*REQUIRED WORK*: Omit all images. Write out the rest of the material exactly.

*RECORDED DATA*:
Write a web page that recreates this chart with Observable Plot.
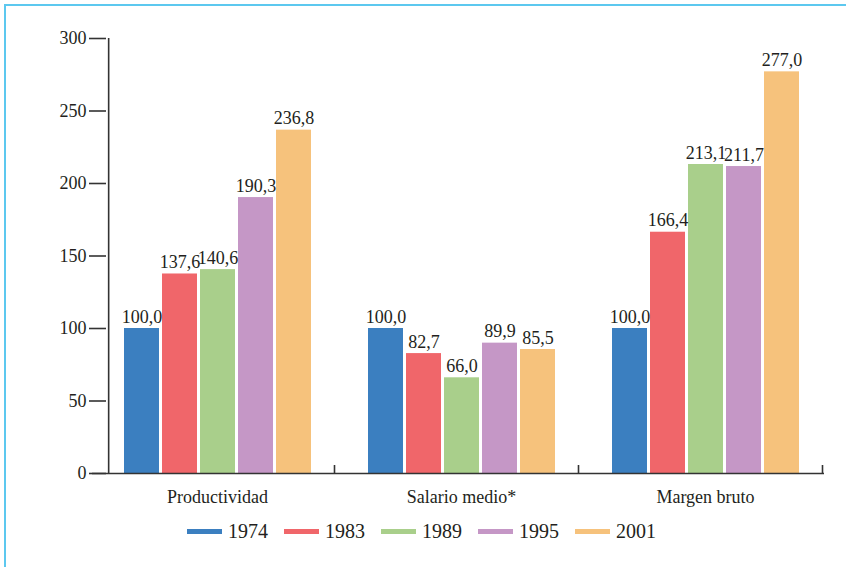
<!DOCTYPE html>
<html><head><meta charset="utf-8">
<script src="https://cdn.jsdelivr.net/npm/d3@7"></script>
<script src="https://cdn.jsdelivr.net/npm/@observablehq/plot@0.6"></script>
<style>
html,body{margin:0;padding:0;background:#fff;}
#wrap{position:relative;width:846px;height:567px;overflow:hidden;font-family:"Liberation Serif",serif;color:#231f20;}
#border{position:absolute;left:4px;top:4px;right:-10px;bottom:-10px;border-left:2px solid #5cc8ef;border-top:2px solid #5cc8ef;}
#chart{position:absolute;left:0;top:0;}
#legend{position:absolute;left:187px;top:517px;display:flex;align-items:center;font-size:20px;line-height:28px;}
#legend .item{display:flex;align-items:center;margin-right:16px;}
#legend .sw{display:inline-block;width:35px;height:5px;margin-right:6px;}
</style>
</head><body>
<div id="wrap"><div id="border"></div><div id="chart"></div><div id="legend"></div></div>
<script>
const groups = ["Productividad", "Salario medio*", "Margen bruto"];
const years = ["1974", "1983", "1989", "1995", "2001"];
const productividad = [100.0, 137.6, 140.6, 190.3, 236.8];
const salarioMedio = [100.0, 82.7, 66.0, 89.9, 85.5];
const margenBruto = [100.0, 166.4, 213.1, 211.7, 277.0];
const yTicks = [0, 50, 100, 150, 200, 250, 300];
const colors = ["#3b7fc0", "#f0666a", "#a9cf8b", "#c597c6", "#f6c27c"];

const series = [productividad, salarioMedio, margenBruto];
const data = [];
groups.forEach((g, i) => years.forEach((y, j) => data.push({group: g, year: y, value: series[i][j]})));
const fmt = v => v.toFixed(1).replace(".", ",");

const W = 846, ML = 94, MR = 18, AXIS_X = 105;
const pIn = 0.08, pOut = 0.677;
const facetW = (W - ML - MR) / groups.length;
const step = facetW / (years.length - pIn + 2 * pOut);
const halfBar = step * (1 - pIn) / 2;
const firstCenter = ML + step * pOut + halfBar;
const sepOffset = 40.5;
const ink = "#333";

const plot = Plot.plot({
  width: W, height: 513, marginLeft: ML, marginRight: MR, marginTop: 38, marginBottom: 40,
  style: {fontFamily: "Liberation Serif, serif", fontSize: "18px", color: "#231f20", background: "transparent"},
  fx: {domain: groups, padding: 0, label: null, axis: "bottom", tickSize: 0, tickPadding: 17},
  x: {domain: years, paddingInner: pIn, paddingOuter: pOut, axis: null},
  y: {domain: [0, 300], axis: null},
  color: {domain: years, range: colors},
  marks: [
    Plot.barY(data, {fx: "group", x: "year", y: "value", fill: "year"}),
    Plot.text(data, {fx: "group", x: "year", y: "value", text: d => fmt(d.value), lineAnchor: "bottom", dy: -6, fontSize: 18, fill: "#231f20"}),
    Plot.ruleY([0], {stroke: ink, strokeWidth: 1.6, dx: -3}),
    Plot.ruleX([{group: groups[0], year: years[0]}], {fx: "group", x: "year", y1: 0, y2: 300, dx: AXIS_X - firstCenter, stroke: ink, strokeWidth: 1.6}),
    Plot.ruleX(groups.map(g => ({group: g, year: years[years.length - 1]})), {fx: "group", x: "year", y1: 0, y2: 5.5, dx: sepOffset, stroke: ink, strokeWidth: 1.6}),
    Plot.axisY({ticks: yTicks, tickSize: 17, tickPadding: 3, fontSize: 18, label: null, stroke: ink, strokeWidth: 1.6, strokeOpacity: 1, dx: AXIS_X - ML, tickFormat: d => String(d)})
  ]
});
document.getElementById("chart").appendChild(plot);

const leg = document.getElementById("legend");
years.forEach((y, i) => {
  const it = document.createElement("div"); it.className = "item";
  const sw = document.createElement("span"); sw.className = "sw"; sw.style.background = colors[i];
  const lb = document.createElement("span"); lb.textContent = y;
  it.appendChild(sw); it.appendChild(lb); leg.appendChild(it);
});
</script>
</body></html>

*FINAL ANSWER*:
Write a web page that recreates this chart with Observable Plot.
<!DOCTYPE html>
<html><head><meta charset="utf-8">
<script src="https://cdn.jsdelivr.net/npm/d3@7"></script>
<script src="https://cdn.jsdelivr.net/npm/@observablehq/plot@0.6"></script>
<style>
html,body{margin:0;padding:0;background:#fff;}
#wrap{position:relative;width:846px;height:567px;overflow:hidden;font-family:"Liberation Serif",serif;color:#231f20;}
#border{position:absolute;left:4px;top:4px;right:-10px;bottom:-10px;border-left:2px solid #5cc8ef;border-top:2px solid #5cc8ef;}
#chart{position:absolute;left:0;top:0;}
#legend{position:absolute;left:187px;top:517px;display:flex;align-items:center;font-size:20px;line-height:28px;}
#legend .item{display:flex;align-items:center;margin-right:16px;}
#legend .sw{display:inline-block;width:35px;height:5px;margin-right:6px;}
</style>
</head><body>
<div id="wrap"><div id="border"></div><div id="chart"></div><div id="legend"></div></div>
<script>
const groups = ["Productividad", "Salario medio*", "Margen bruto"];
const years = ["1974", "1983", "1989", "1995", "2001"];
const productividad = [100.0, 137.6, 140.6, 190.3, 236.8];
const salarioMedio = [100.0, 82.7, 66.0, 89.9, 85.5];
const margenBruto = [100.0, 166.4, 213.1, 211.7, 277.0];
const yTicks = [0, 50, 100, 150, 200, 250, 300];
const colors = ["#3b7fc0", "#f0666a", "#a9cf8b", "#c597c6", "#f6c27c"];

const series = [productividad, salarioMedio, margenBruto];
const data = [];
groups.forEach((g, i) => years.forEach((y, j) => data.push({group: g, year: y, value: series[i][j]})));
const fmt = v => v.toFixed(1).replace(".", ",");

const W = 846, ML = 94, MR = 18, AXIS_X = 105;
const pIn = 0.08, pOut = 0.677;
const facetW = (W - ML - MR) / groups.length;
const step = facetW / (years.length - pIn + 2 * pOut);
const halfBar = step * (1 - pIn) / 2;
const firstCenter = ML + step * pOut + halfBar;
const sepOffset = 40.5;
const ink = "#333";

const plot = Plot.plot({
  width: W, height: 513, marginLeft: ML, marginRight: MR, marginTop: 38, marginBottom: 40,
  style: {fontFamily: "Liberation Serif, serif", fontSize: "18px", color: "#231f20", background: "transparent"},
  fx: {domain: groups, padding: 0, label: null, axis: "bottom", tickSize: 0, tickPadding: 17},
  x: {domain: years, paddingInner: pIn, paddingOuter: pOut, axis: null},
  y: {domain: [0, 300], axis: null},
  color: {domain: years, range: colors},
  marks: [
    Plot.barY(data, {fx: "group", x: "year", y: "value", fill: "year"}),
    Plot.text(data, {fx: "group", x: "year", y: "value", text: d => fmt(d.value), lineAnchor: "bottom", dy: -6, fontSize: 18, fill: "#231f20"}),
    Plot.ruleY([0], {stroke: ink, strokeWidth: 1.6, dx: -3}),
    Plot.ruleX([{group: groups[0], year: years[0]}], {fx: "group", x: "year", y1: 0, y2: 300, dx: AXIS_X - firstCenter, stroke: ink, strokeWidth: 1.6}),
    Plot.ruleX(groups.map(g => ({group: g, year: years[years.length - 1]})), {fx: "group", x: "year", y1: 0, y2: 5.5, dx: sepOffset, stroke: ink, strokeWidth: 1.6}),
    Plot.axisY({ticks: yTicks, tickSize: 17, tickPadding: 3, fontSize: 18, label: null, stroke: ink, strokeWidth: 1.6, strokeOpacity: 1, dx: AXIS_X - ML, tickFormat: d => String(d)})
  ]
});
document.getElementById("chart").appendChild(plot);

const leg = document.getElementById("legend");
years.forEach((y, i) => {
  const it = document.createElement("div"); it.className = "item";
  const sw = document.createElement("span"); sw.className = "sw"; sw.style.background = colors[i];
  const lb = document.createElement("span"); lb.textContent = y;
  it.appendChild(sw); it.appendChild(lb); leg.appendChild(it);
});
</script>
</body></html>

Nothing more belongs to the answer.